--- Start of RECORDED DATA ---

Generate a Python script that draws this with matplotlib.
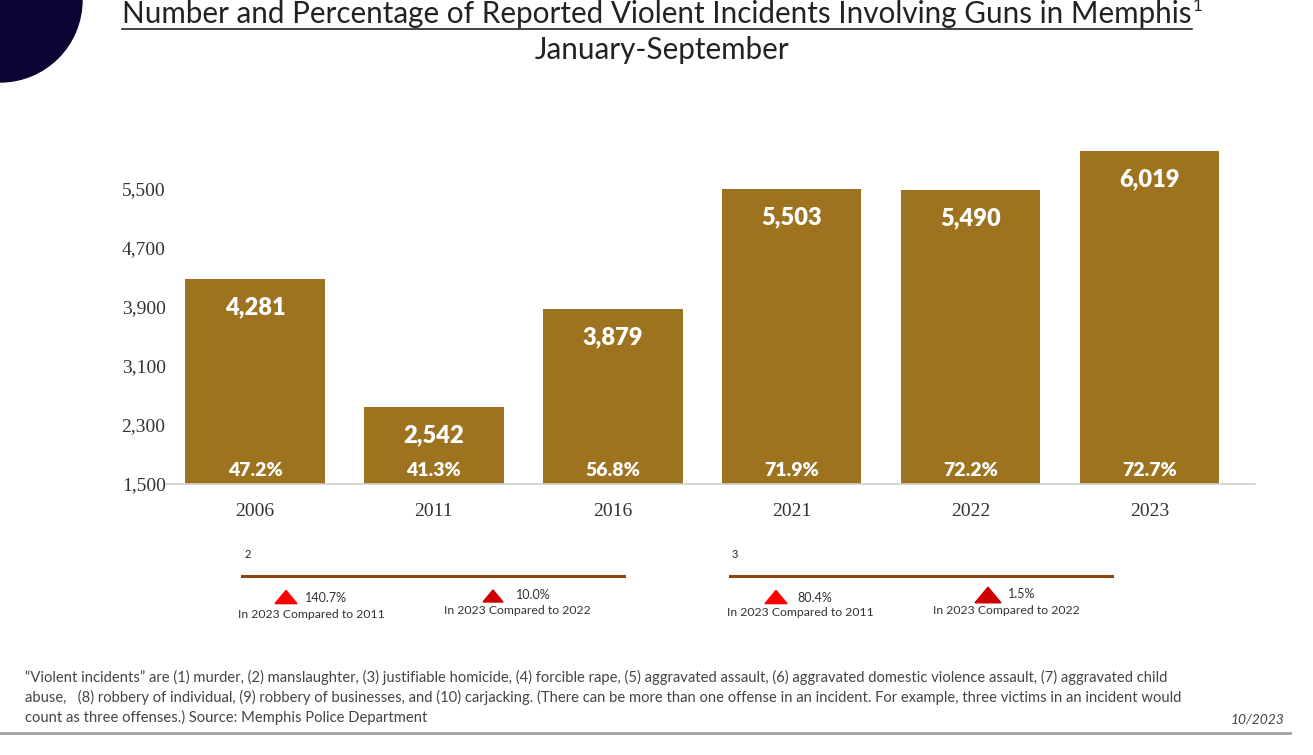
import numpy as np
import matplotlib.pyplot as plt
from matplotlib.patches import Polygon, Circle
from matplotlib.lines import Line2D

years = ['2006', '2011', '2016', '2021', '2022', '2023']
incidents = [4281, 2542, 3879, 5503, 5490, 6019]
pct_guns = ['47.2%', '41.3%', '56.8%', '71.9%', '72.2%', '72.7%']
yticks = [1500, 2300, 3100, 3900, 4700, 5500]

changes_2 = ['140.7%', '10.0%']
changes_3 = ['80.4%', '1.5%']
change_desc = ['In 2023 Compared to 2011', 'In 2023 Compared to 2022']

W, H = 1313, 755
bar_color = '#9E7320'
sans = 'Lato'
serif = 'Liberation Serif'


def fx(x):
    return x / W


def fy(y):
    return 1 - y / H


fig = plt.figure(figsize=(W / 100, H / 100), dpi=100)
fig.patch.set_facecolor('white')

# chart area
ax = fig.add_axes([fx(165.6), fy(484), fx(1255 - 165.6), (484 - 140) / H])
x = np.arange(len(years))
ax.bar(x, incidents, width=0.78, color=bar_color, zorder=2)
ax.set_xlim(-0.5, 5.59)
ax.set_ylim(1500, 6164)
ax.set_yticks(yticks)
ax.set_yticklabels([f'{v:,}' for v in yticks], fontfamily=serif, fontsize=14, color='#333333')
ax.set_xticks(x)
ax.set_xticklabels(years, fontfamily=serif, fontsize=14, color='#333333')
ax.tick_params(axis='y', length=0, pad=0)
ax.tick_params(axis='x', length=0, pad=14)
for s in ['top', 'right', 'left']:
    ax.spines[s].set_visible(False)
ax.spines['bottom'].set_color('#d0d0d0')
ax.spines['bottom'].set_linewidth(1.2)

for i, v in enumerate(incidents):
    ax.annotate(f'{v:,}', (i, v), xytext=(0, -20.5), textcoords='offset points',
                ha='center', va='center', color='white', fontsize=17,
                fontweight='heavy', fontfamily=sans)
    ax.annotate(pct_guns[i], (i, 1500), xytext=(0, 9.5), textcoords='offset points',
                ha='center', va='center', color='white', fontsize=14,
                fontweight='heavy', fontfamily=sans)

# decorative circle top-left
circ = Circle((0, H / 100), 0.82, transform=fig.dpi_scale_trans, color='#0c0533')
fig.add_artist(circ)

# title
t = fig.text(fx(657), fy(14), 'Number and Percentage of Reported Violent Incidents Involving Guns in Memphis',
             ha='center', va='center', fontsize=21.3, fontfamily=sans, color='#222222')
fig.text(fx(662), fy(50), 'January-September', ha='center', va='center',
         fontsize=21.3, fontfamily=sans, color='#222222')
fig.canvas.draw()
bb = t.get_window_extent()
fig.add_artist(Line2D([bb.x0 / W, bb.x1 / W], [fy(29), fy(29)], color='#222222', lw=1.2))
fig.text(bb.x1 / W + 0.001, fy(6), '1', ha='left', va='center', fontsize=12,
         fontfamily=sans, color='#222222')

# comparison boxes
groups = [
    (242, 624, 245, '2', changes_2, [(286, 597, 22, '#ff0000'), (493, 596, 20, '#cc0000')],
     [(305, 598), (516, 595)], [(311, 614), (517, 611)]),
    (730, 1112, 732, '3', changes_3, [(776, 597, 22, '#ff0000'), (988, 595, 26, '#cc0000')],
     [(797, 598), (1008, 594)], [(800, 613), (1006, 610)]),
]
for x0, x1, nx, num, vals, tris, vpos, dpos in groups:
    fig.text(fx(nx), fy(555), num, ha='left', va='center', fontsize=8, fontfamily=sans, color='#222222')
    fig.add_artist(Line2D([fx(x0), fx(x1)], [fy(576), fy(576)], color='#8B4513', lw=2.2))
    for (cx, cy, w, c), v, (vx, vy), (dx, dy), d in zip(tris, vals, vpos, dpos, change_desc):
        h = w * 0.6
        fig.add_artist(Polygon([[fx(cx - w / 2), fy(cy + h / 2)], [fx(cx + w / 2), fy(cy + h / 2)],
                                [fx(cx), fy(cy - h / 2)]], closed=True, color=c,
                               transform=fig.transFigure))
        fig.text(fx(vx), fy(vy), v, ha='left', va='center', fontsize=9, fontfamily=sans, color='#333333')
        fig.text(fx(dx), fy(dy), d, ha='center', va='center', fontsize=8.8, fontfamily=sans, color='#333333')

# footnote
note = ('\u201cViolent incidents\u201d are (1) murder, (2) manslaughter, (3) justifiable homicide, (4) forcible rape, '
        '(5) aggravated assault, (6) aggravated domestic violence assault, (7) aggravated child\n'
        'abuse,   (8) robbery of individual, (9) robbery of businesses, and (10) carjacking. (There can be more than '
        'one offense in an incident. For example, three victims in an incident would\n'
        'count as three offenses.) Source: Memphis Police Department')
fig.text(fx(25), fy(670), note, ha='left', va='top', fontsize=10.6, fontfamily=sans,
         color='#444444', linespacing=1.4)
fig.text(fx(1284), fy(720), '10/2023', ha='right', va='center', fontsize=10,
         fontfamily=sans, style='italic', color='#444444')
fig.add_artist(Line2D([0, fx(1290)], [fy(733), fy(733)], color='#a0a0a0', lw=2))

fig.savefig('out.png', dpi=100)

--- End of RECORDED DATA ---

Leave out the pictures and repeat exactly the lines from the start of the material through the line that contains "yticks = [1500, 2300, 3100, 3900, 4700, 5500]", both included.

OUTPUT OF THE EXERCISE
Generate a Python script that draws this with matplotlib.
import numpy as np
import matplotlib.pyplot as plt
from matplotlib.patches import Polygon, Circle
from matplotlib.lines import Line2D

years = ['2006', '2011', '2016', '2021', '2022', '2023']
incidents = [4281, 2542, 3879, 5503, 5490, 6019]
pct_guns = ['47.2%', '41.3%', '56.8%', '71.9%', '72.2%', '72.7%']
yticks = [1500, 2300, 3100, 3900, 4700, 5500]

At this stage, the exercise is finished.